A Study with the Story Template

My daughter is doing a school project using my story template algorithm, and her goal is to examine classic and non-classic stories to see if there is any difference in the story structure. She decided to use just movies since the analysis is quicker, although still not trivial: for each story she broke it into a list of scenes, timed each scene, then calculated percentages of whole for duration and placement. Her definition of a classic was a film that had been adapted from a novel, had one or more sequels, and/or was recognized as the epitome of its genre. Furthermore, the original novel or film must have been made at least 25 years ago (1985 or earlier), since it takes at least about a generation to be recognized as a classic. Non-classics were films in that same time period that did not fit the "classic" criteria. She tried to choose films from a variety of genres.

She chose well-known movies:

Charlotte's Web
Prince Caspian
Tuck Everlasting
High Noon
Raiders of the Lost Ark

Heaven Can Wait
War Games

To analyze these movies, she studied the Story Template and then broke it down into 16 specific testable points. Note that I did NOT directly involve myself in the construction of her study; I gave her the template, then she worked with an advisor to create the research protocol. I was available to her and her advisor for an informed opinion if there were any questions.

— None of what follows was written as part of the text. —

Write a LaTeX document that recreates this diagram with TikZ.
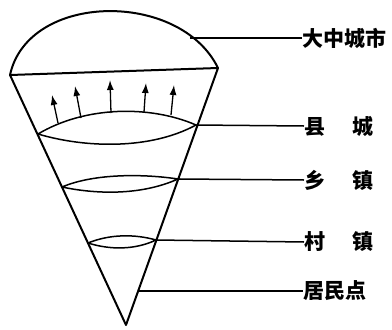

She did an amazing amount of work, and I'm so proud of her! Most importantly, and contrary to all of my expectations, she found a real difference in structure between the classics and nonclassics.

15 of the 16 points were present in all the stories. However, 1 of the points was present in 6 out of 7 classics, but in NONE of the non-classics. This blew me away. When she did a Fisher's exact t-test for binary data on the presence or absence of this one variable in identifying a classic, in a two-tailed test (which is harder to reach significance), she had a p value of 0.03, considered significant. (The p value means that if you did this test 100 times, in 3 out of 100 trials you would expect to obtain these results by chance. Scientific standards typically accept a p < 0.05 to be considered significant, meaning that the scientist is probably measuring a real phenomenon). What this result indicates is that the presence of this one story point is highly correlated to having a "classic" whereas its absence means it is linked to being a non-classic.

Remember, though, that these aren't clean statistics since in the original project design she was looking at 16 variables. The likelihood with this many variables is that one might reach a level of significance with one of the variables just by chance. HOWVER, 1) none of the other points changed -- they were all present in both classics and non-classics; and 2) this point makes a lot of sense to me that it might distinguish the lasting stories from the throwaways. At the minimum, it seems to be important to remember to include this point. It sure can't hurt!

I'm sure you're wondering what this variable is? Well, this blog entry is already long, so I'm going to save that till Wednesday. In the meantime, I'd love to hear what you think it might be. Happy writing.


Kat Heckenbach said...

Making us wait! Ahhh! :D

This sounds really interesting. My inner scientist is on the edge of her seat. Not to mention my inner writer. I'm dying to know if I've written a classic or not :).

Grace Bridges said...

Well, I never heard of those non-classics but I do know most of those classics. I'll make a guess - the Hero's Journey? By that I mean physical or inner.